Мой адрес: в Аничковском дворце отдать для доставления швейцару.
Адрес: Александру Сергеевичу
Пушкину.
В Опочке.
В. А. Жуковский — Пушкину.
12 апреля 1826 г. Петербург.
12 апреля.
Не сердись на меня, что я к тебе так долго не писал, что так долго не отвечал на два последние письма твои.1 Я болен и ленив писать. А дельного отвечать тебе нечего. Что могу тебе сказать на счет твоего желания покинуть деревню? В теперешних обстоятельствах нет никакой возможности ничего сделать для тебя в твою пользу. Всего благоразумнее для тебя остаться покойно в деревне, не напоминать о себе и писать, но писать для славы. Дай пройти несчастному этому времени. Я никак не умею изъяснить, для чего ты написал ко мне последнее письмо свое. Есть ли оно только ко мне, то оно странно. Есть ли ж для2 того, чтобы его показать, то безрассудно. Ты ни в чем не замешан — это правда. Но в бумагах каждого из действовавших находятся стихи твои. Это худой способ подружиться с правительством.
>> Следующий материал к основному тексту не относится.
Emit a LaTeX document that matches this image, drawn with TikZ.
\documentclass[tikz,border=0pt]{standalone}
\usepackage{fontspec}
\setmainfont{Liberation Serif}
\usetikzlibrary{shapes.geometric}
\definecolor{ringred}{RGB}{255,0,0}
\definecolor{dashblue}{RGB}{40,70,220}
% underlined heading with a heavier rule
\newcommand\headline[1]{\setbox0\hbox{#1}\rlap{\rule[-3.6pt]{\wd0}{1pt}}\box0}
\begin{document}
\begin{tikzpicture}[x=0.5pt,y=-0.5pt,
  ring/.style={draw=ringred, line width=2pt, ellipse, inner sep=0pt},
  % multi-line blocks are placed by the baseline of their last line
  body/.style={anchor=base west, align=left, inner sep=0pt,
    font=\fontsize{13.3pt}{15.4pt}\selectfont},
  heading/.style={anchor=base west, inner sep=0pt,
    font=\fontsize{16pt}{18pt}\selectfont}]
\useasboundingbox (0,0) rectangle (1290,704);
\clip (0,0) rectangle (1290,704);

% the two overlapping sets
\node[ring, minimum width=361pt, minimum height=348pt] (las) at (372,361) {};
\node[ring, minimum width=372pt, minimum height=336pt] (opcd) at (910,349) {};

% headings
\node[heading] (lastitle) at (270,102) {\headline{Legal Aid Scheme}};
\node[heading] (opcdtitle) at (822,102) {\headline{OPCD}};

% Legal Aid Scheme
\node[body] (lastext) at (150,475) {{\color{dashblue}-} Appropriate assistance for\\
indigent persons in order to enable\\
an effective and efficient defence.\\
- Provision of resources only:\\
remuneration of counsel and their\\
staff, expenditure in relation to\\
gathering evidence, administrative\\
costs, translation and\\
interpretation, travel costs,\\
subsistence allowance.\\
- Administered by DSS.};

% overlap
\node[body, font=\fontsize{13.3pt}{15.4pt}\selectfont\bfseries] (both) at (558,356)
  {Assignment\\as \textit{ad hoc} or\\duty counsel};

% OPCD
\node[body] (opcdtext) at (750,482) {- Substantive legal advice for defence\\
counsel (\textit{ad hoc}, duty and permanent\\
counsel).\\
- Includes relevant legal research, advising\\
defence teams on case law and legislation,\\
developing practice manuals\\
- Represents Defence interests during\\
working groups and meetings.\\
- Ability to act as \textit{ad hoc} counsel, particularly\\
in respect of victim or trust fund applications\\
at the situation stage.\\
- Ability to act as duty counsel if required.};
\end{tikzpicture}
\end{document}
Ты знаешь, как я люблю твою музу в каї дорожу твоею благоприобретенною славою: ибо умею уважать Поэзию и знаю, что ты рожден быть великим поэтом и мог бы быть честью и драгоценностию России. Но я ненавижу всё, что ты написал возмутительного для порядка и нравственности. Наши отроки (то есть всё зреющее поколение), при плохом воспитании, которое не дает им никакой подпоры для жизни, познакомились с твоими буйными, одетыми прелестию поэзии мыслями; ты уже многим нанес вред неисцелимый. Это должно заставить тебя трепетать. Талант ничто. Главное: величие нравственное. — Извини эти строки из катехизиса. Я люблю и тебя и твою музу, и желаю, чтобы Россия вас любила. Кончу началом: не просись в Петербург. Еще не время. Пиши Годунова и подобное: они отворят дверь свободы.
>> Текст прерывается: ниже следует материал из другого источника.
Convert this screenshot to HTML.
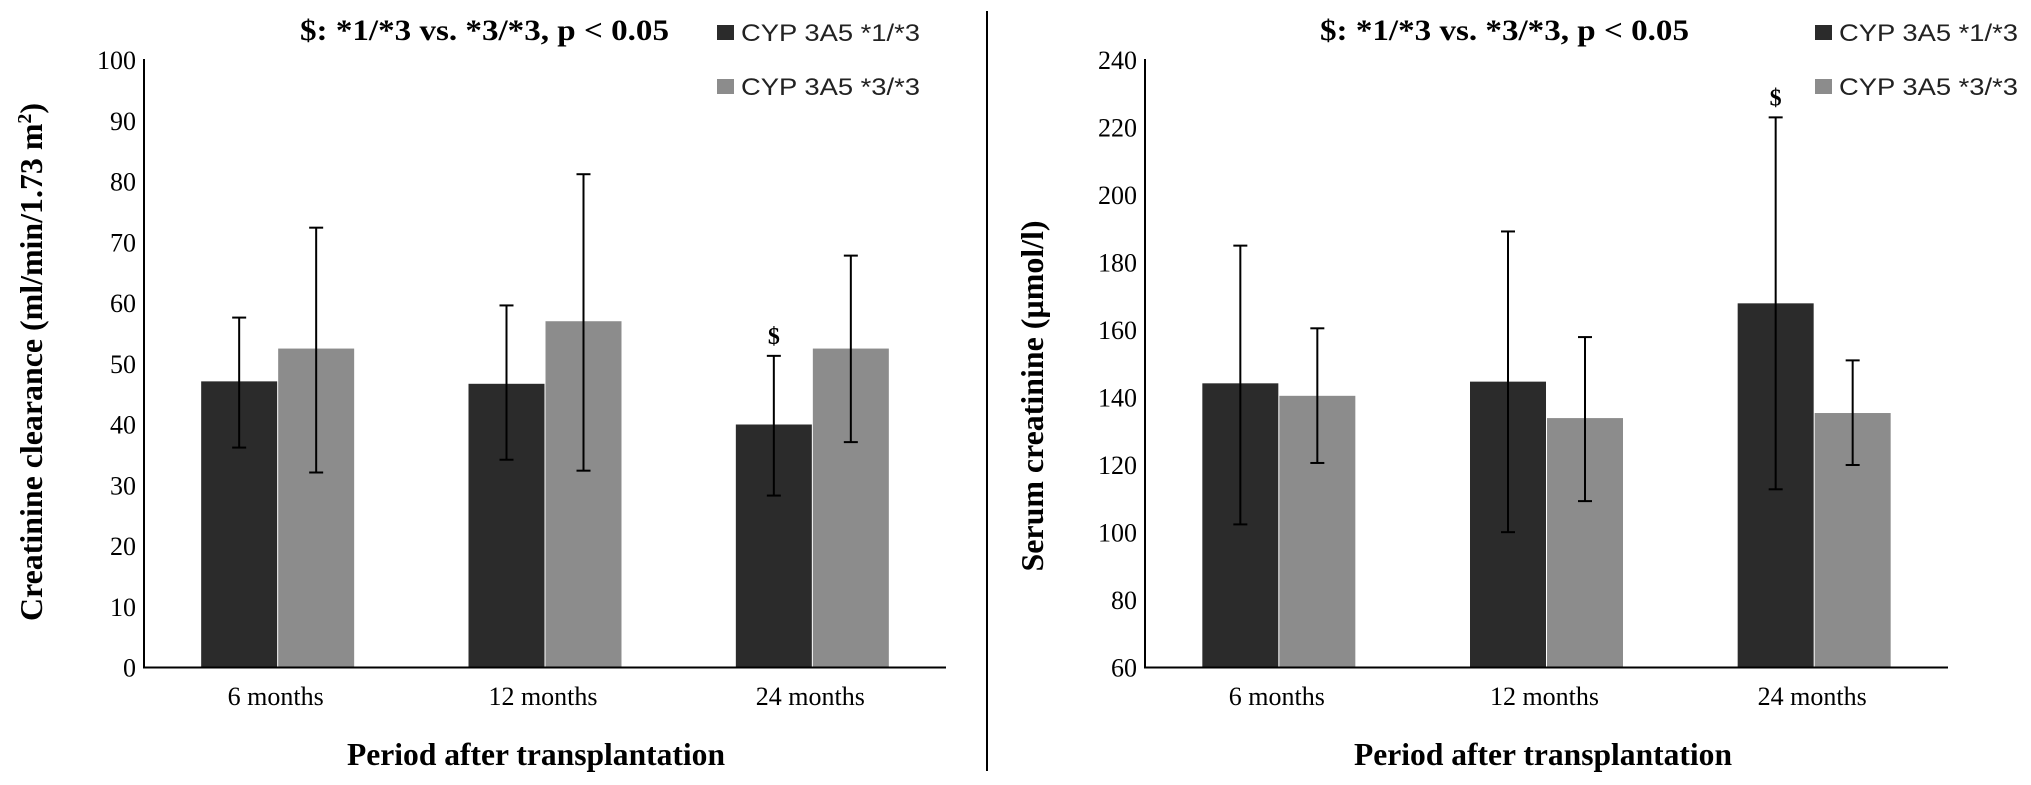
<!DOCTYPE html>
<html><head><meta charset="utf-8"><style>
html,body{margin:0;padding:0;background:#fff;}
svg{display:block;}
</style></head><body>
<svg id="chart" width="2031" height="785" viewBox="0 0 2031 785" xmlns="http://www.w3.org/2000/svg">
<line x1="987" y1="11" x2="987" y2="771" stroke="#000" stroke-width="2"/>
</svg>
<script>
const categories = ["6 months","12 months","24 months"];
const seriesNames = ["CYP 3A5 *1/*3","CYP 3A5 *3/*3"];
// Left panel: creatinine clearance
const ccDark = [47.1, 46.7, 40.0];
const ccDarkHi = [57.6, 59.6, 51.3];
const ccDarkLo = [36.2, 34.2, 28.3];
const ccLight = [52.5, 57.0, 52.5];
const ccLightHi = [72.4, 81.2, 67.8];
const ccLightLo = [32.1, 32.4, 37.1];
const ccTicks = [0,10,20,30,40,50,60,70,80,90,100];
const ccSig = [false,false,true];
// Right panel: serum creatinine
const scDark = [144.2, 144.7, 167.9];
const scDarkHi = [185.0, 189.2, 223.0];
const scDarkLo = [102.4, 100.1, 112.8];
const scLight = [140.5, 133.9, 135.4];
const scLightHi = [160.5, 157.9, 151.0];
const scLightLo = [120.6, 109.3, 120.0];
const scTicks = [60,80,100,120,140,160,180,200,220,240];
const scSig = [false,false,true];

const NS="http://www.w3.org/2000/svg";
const svg=document.getElementById('chart');
function mk(tag,attrs,parent){const e=document.createElementNS(NS,tag);for(const k in attrs)e.setAttribute(k,attrs[k]);(parent||svg).appendChild(e);return e;}
const serif='"Liberation Serif", serif', sans='"Liberation Sans", sans-serif';
const COLORS=["#2b2b2b","#8c8c8c"];

function panel(cfg){
  const g=mk('g',{});
  
  
  const x0=cfg.x0,x1=cfg.x1,yB=667.5,yT=60;
  const ymin=cfg.ticks[0],ymax=cfg.ticks[cfg.ticks.length-1];
  const y=v=>yB-(v-ymin)/(ymax-ymin)*(yB-yT);
  const cw=(x1-x0)/categories.length;
  const cx=i=>x0+cw*(i+0.5);
  const bw=76;
  // ticks
  cfg.ticks.forEach(t=>{
    const tx=mk('text',{x:x0-8,y:y(t)+9,'text-anchor':'end','font-family':serif,'font-size':26,fill:'#000'},g);
    tx.textContent=t;
    
    
  });
  const series=[[cfg.d,cfg.dh,cfg.dl],[cfg.l,cfg.lh,cfg.ll]];
  categories.forEach((c,i)=>{
    series.forEach((s,k)=>{
      const bx=k===0?cx(i)-bw-0.5:cx(i)+0.5;
      const r=mk('rect',{x:bx,y:y(s[0][i]),width:bw,height:yB-y(s[0][i]),fill:COLORS[k]},g);
      
      
      const ex=bx+bw/2;
      const eg=mk('g',{stroke:'#000','stroke-width':2},g);
      
      
      mk('line',{x1:ex,x2:ex,y1:y(s[1][i]),y2:y(s[2][i])},eg);
      mk('line',{x1:ex-7,x2:ex+7,y1:y(s[1][i]),y2:y(s[1][i])},eg);
      mk('line',{x1:ex-7,x2:ex+7,y1:y(s[2][i]),y2:y(s[2][i])},eg);
      if(k===0&&cfg.sig[i]){
        const st=mk('text',{x:ex,y:y(s[1][i])-12,'text-anchor':'middle','font-family':serif,'font-weight':'bold','font-size':24,fill:'#000'},g);
        st.textContent='$';
        
        
      }
    });
    const xl=mk('text',{x:cx(i)-2,y:705,'text-anchor':'middle','font-family':serif,'font-size':26,fill:'#000'},g);
    xl.textContent=c;
    
    
  });
  const ya=mk('line',{x1:x0,y1:yT-1,x2:x0,y2:yB+1,stroke:'#000','stroke-width':2},g);
  
  
  const xa=mk('line',{x1:x0-1,y1:yB,x2:x1,y2:yB,stroke:'#000','stroke-width':2},g);
  
  
  // title
  const tt=mk('text',{x:cfg.titleX,y:40,'font-family':serif,'font-weight':'bold','font-size':30,fill:'#000',textLength:369,lengthAdjust:'spacingAndGlyphs'},g);
  tt.textContent='$: *1/*3 vs. *3/*3, p < 0.05';
  
  
  // x axis title
  const xt=mk('text',{x:cfg.xtX,y:765,'font-family':serif,'font-weight':'bold','font-size':32,fill:'#000',textLength:378,lengthAdjust:'spacingAndGlyphs'},g);
  xt.textContent='Period after transplantation';
  
  
  // y axis title
  const yt=mk('text',{x:0,y:0,'text-anchor':'middle','font-family':serif,'font-weight':'bold','font-size':32,fill:'#000',textLength:cfg.ytLen,lengthAdjust:'spacingAndGlyphs',transform:`translate(${cfg.ytX},${cfg.ytY}) rotate(-90)`},g);
  yt.innerHTML=cfg.ytText;
  
  
  // legend
  seriesNames.forEach((n,k)=>{
    const lg=mk('g',{},g);
    
    
    mk('rect',{x:cfg.legX,y:25+k*54,width:17,height:15,fill:COLORS[k]},lg);
    const lt=mk('text',{x:cfg.legX+24,y:41+k*54,'font-family':sans,'font-size':24,fill:'#222',textLength:179,lengthAdjust:'spacingAndGlyphs'},lg);
    lt.textContent=n;
  });
}
panel({name:'clearance-panel',x0:144,x1:946,ticks:ccTicks,d:ccDark,dh:ccDarkHi,dl:ccDarkLo,l:ccLight,lh:ccLightHi,ll:ccLightLo,sig:ccSig,
  titleX:300,xtX:347,ytX:42,ytY:362,ytLen:518,ytText:'Creatinine clearance (ml/min/1.73 m<tspan baseline-shift="super" font-size="20">2</tspan>)',legX:717});
panel({name:'serum-panel',x0:1145,x1:1948,ticks:scTicks,d:scDark,dh:scDarkHi,dl:scDarkLo,l:scLight,lh:scLightHi,ll:scLightLo,sig:scSig,
  titleX:1320,xtX:1354,ytX:1043,ytY:396,ytLen:351,ytText:'Serum creatinine (µmol/l)',legX:1815});
</script>
</body></html>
Я болен. Еду в Карлсбад; возвращусь не прежде, как в половине сентября. Пришли к этому времени то, что сделано будет твоим добрым Гением. То, что напроказит твой злой Гений, оставь у себя: я ему не поклонник. Прости. Обнимаю тебя.
Жуковский.
В. А. Жуковский — Пушкину.
Вторая половина июля 1831 г. Царское Село.
Возвращаю тебе твои прелестные пакости. Всем очень доволен. Напрасно сердишься на Чуму: она едва ли не лучше Каменного Гостя. На Моцарта и Скупого сделаю некоторые замечания. Кажется и то и другое ещї можно усилить. — Пришли Онегина, Сказку октавами, мелочи и прозаические сказки все, читанные и нечитанные. Завтра всё возвращу.
Ж.
Адрес: Александру Сергеевичу Пушкину.
В. А. Жуковский — Пушкину.
22 марта 1833 г. (?) Петербург.
Не забудь, что завтра четверг, и что ты у меня проводишь вечер? Прошу принести Онегина, чем очень порадуешь Жуковского.
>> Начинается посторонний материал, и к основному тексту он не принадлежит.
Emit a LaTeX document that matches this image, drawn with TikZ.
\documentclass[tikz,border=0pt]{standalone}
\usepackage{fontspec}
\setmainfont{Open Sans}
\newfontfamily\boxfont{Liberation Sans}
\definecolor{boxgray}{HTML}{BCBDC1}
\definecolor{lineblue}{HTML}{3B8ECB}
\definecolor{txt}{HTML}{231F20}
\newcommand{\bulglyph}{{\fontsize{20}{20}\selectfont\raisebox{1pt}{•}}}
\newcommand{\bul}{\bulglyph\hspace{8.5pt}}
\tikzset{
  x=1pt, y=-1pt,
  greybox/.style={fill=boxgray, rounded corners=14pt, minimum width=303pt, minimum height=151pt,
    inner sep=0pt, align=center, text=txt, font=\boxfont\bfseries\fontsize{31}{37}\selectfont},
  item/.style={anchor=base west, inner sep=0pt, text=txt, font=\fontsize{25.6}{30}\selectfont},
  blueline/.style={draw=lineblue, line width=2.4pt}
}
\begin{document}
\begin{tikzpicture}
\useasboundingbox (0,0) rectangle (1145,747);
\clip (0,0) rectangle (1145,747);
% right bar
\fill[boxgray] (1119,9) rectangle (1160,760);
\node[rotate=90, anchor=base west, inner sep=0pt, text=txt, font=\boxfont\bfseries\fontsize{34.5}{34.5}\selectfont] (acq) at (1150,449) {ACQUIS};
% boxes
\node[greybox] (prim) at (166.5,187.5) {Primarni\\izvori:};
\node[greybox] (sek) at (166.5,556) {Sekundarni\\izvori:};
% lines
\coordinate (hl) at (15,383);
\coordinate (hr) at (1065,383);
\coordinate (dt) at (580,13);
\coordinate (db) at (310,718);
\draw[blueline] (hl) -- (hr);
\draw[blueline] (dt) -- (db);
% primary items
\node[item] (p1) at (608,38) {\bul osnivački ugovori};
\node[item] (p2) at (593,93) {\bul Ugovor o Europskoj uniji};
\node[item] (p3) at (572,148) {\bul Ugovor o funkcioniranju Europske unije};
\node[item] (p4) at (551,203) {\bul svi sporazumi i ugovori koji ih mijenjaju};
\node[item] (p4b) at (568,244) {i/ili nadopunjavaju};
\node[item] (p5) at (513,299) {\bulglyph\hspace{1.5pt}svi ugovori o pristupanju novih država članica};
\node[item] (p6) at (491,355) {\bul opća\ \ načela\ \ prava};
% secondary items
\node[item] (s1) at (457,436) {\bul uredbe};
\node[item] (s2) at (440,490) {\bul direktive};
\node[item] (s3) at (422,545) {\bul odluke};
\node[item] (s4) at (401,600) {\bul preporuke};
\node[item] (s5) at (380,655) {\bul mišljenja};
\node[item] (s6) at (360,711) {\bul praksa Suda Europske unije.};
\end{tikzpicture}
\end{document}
Не забудь позвать Плетнева и отослать картину Шаховскому, которого у меня не будет.
Адрес: А. С. Пушкину.
В. А. Жуковский — Пушкину.
2 июля 1834 г. Царское Село.
Государь опять говорил со мною о тебе. Если бы я знал наперед, что побудило тебя взять отставку, я бы ему объяснил всё, но так как я и сам не понимаю, что могло тебя заставить сделать глупость, то мне и ему нечего было отвечать. Я только спросил: нельзя ли как этого поправить? — Почему ж нельзя? отвечал он. Я никогда не удерживаю никого и дам ему отставку. Но в таком случае всё между нами кончано. Он может однако еще возвратить письмо свое. — Это меня истинно трогает. А ты делай как разумеешь. Я бы на твоем месте не минуты не усумнился как поступить. Спешу только уведомить о случившемся.